Газеты приходят с недельным опозданием или не приходят вовсе, и они в основном на голландском. Иногда слушаю радио, но потом выключаю его, уж больно мрачные новости по нему передают. Лучше не знать. Какой мне прок от знания, что Раби Бабу умер? Будто не стало последней прекрасной части моего детства. Все кажется теперь еще более опустевшим. Я лучше побуду дурочкой, живущей в воображаемом раю.
Надо бы отправить это письмо. Я начала его в день своего рождения, но с тех пор прошло уже больше недели. Пишу, когда есть силы, откладываю его в сторону и иду спать, когда устаю. Веду жизнь светской дамы. Потягиваю лимонад, сдобренный остатками джина. Закончится джин – придет очередь арака, его в избытке!
С огромной любовью к тебе и моему Мышкину. (Передашь ему, что у меня все хорошо и я скоро приеду домой?)
Гая
3 октября 1941 г.
Дорогая Лиз!
Отправила тебе большое письмо всего две недели назад. Сейчас пишу, просто чтобы сообщить – волноваться не о чем, но чувствую я себя совсем неважно. Решила действовать практично и поехать в Сурабаю – остановлюсь у Локумулла, отдохну и поправлю здоровье – и уже оттуда пущусь в обратную дорогу – домой. Уверена, он найдет, как переправить меня в Сингапур, есть война или нет, как только я оправлюсь настолько, чтобы путешествовать дальше. У него друзья в Сингапуре – они посадят меня на корабль до Цейлона, и так далее, и далее, и далее, пока я не доберусь до вас, как бандероль, которую передают по цепочке из рук в руки.

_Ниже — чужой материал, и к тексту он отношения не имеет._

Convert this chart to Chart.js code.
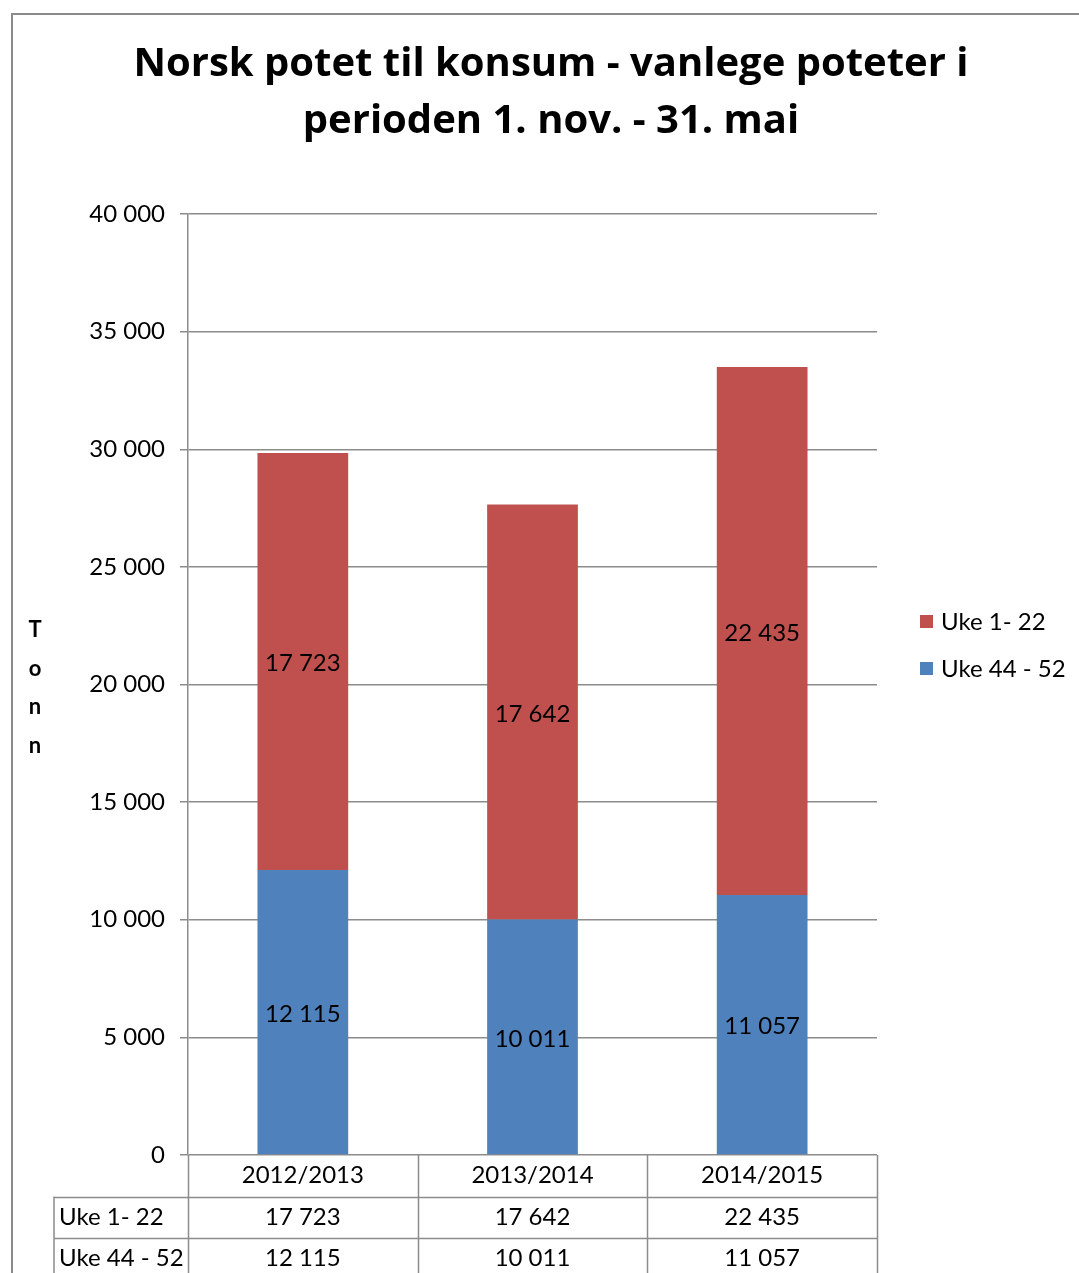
<!DOCTYPE html>
<html>
<head>
<meta charset="utf-8">
<script src="https://cdn.jsdelivr.net/npm/chart.js@4/dist/chart.umd.min.js"></script>
<style>
  html, body { margin: 0; padding: 0; background: #fff; overflow: hidden; }
  #wrap { position: relative; width: 1079px; height: 1273px; }
  #frame { position: absolute; left: 11px; top: 13px; width: 1200px; height: 1400px; border: 2px solid #8a8a8a; }
  canvas { position: absolute; left: 0; top: 0; }
</style>
</head>
<body>
<div id="wrap">
  <div id="frame"></div>
  <canvas id="chart" width="1079" height="1273"></canvas>
</div>
<script>
// values
const seasons = ["2012/2013", "2013/2014", "2014/2015"];
const uke4452 = [12115, 10011, 11057];
const uke122 = [17723, 17642, 22435];
const titleLines = ["Norsk potet til konsum - vanlege poteter i", "perioden 1. nov. - 31. mai"];
const axisTitle = "Tonn";

const red = "#c0504d";
const blue = "#4f81bd";
const lineGrey = "#8c8c8c";
const font = "Lato";

// 17723 -> "17 723"
function fmt(v) {
  return String(v).replace(/\B(?=(\d{3})+(?!\d))/g, " ");
}

// title, axis title, legend, labels in the bars and the data table under the chart
const extras = {
  id: "extras",
  afterDraw(chart) {
    const ctx = chart.ctx;
    const x = chart.scales.x;
    const area = chart.chartArea;
    ctx.save();

    // title
    ctx.fillStyle = "#000";
    ctx.textAlign = "center";
    ctx.textBaseline = "middle";
    ctx.font = "bold 40px 'Open Sans'";
    titleLines.forEach((t, i) => ctx.fillText(t, 551, 65 + i * 57));

    // "Tonn" written one letter under the other
    ctx.font = "bold 22px " + font;
    axisTitle.split("").forEach((c, i) => ctx.fillText(c, 35, 630 + i * 38.5));

    // numbers inside the bar segments
    ctx.font = "24px " + font;
    chart.data.datasets.forEach((ds, d) => {
      chart.getDatasetMeta(d).data.forEach((bar, i) => {
        ctx.fillText(fmt(ds.data[i]), bar.x, (bar.y + bar.base) / 2 + 2);
      });
    });

    // legend, same order as excel (top series first)
    const order = chart.data.datasets.slice().reverse();
    ctx.textAlign = "left";
    order.forEach((ds, i) => {
      const cy = 622 + i * 47;
      ctx.fillStyle = ds.backgroundColor;
      ctx.fillRect(920, cy - 7, 13, 13);
      ctx.fillStyle = "#000";
      ctx.fillText(ds.label, 941, cy);
    });

    // data table
    const n = seasons.length;
    const cw = (x.right - x.left) / n;
    const top = area.bottom;
    const rowH = 41.5;
    const labelLeft = 54;
    ctx.strokeStyle = lineGrey;
    ctx.lineWidth = 1.5;
    ctx.beginPath();
    for (let i = 0; i <= n; i++) {
      const lx = Math.round(x.left + i * cw) + 0.5;
      ctx.moveTo(lx, top);
      ctx.lineTo(lx, top + rowH * 4);
    }
    ctx.moveTo(labelLeft, top + rowH);
    ctx.lineTo(labelLeft, top + rowH * 4);
    for (let r = 1; r <= 3; r++) {
      const ly = Math.round(top + r * rowH) + 0.5;
      ctx.moveTo(labelLeft, ly);
      ctx.lineTo(x.right, ly);
    }
    ctx.stroke();

    ctx.fillStyle = "#000";
    ctx.textAlign = "center";
    seasons.forEach((s, i) => ctx.fillText(s, x.getPixelForValue(i), top + rowH / 2));
    order.forEach((ds, r) => {
      const cy = top + rowH * (r + 1) + rowH / 2;
      ctx.textAlign = "left";
      ctx.fillText(ds.label, labelLeft + 5, cy);
      ctx.textAlign = "center";
      ds.data.forEach((v, i) => ctx.fillText(fmt(v), x.getPixelForValue(i), cy));
    });

    ctx.restore();
  }
};

new Chart(document.getElementById("chart"), {
  type: "bar",
  data: {
    labels: seasons,
    datasets: [
      { label: "Uke 44 - 52", data: uke4452, backgroundColor: blue },
      { label: "Uke 1- 22", data: uke122, backgroundColor: red },
    ],
  },
  options: {
    responsive: false,
    animation: false,
    layout: { padding: { left: 0, top: 214, right: 202, bottom: 118 } },
    datasets: { bar: { categoryPercentage: 1, barPercentage: 0.395 } },
    plugins: {
      legend: { display: false },
      title: { display: false },
      tooltip: { enabled: false },
    },
    scales: {
      x: { stacked: true, display: false },
      y: {
        stacked: true,
        min: 0,
        max: 40000,
        afterFit: (s) => { s.width = 188; },
        border: { color: lineGrey, width: 1.5 },
        grid: { color: lineGrey, lineWidth: 1.5, tickLength: 8 },
        ticks: {
          stepSize: 5000,
          padding: 15,
          color: "#000",
          font: { family: font, size: 24 },
          callback: (v) => fmt(v),
        },
      },
    },
  },
  plugins: [extras],
});
</script>
</body>
</html>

Индах забираю с собой. Не могу ее оставить, она единственный друг, который у меня здесь остался, и она старая, беспомощная и полуслепая. В конечном счете в Мадрас заявятся двое: я + псина с Кинтамани. Ты ведь приедешь и встретишь меня там, и мы сможем обдумать и распланировать мое будущее? Обязательно захвати с собой Мышкина, я ужасно хочу его увидеть, мои глаза изголодались по нему.

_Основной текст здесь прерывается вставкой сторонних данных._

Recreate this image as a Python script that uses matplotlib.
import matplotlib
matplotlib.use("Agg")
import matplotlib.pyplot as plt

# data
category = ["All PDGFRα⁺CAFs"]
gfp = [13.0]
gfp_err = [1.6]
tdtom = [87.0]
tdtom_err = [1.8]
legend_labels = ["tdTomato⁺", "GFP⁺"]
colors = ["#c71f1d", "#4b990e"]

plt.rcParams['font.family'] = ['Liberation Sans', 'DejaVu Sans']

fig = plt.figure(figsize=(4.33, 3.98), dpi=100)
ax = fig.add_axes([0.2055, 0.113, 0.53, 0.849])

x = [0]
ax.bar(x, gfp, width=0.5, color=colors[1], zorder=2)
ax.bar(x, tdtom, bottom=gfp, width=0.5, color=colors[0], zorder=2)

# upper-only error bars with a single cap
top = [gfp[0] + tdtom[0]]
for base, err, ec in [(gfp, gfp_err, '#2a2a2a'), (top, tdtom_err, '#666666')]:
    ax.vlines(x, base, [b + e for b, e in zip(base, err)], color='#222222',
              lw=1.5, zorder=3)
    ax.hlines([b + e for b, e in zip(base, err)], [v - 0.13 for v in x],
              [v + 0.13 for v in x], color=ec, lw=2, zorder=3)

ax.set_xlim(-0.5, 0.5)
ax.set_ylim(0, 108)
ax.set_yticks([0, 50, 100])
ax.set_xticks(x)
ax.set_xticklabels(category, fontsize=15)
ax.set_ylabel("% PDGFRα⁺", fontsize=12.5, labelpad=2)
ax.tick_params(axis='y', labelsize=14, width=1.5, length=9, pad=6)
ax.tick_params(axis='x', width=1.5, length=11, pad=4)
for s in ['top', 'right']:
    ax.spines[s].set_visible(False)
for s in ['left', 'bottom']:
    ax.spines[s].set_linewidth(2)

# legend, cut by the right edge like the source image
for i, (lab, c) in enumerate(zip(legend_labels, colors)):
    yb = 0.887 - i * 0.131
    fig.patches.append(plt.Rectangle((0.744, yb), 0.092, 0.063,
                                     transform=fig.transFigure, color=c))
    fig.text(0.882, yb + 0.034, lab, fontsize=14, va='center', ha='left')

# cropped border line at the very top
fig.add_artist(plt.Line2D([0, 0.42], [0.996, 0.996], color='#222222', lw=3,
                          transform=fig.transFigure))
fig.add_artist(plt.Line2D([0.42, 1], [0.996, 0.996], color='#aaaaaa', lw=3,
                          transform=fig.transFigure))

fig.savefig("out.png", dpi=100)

Но я забегаю вперед. Пока еще даже из Тджампухана не выехала.
Меня постоянно тошнит. От желудка ничего не осталось – тебе было бы неловко от подробностей, так что обойдусь без них. Меня лихорадит. Я вся горю, кожа стала сухой, как высохший лист, и когда жар усиливается – болтаю всякую чепуху. Наверное, на хинди или бенгальском. Очень надеюсь, что так и есть – вдруг несу что-нибудь возмутительное? Я теперь вредная старуха, Лиз, сморщенная от злости. Как так вышло? Только моя жизнь стала налаживаться, и будущее казалось таким прекрасным. Как могла война, идущая в тысячах миль отсюда, учинить такое со мной? Я из-за всего этого в бешенстве. Дали бы мне ружье – начала бы убивать.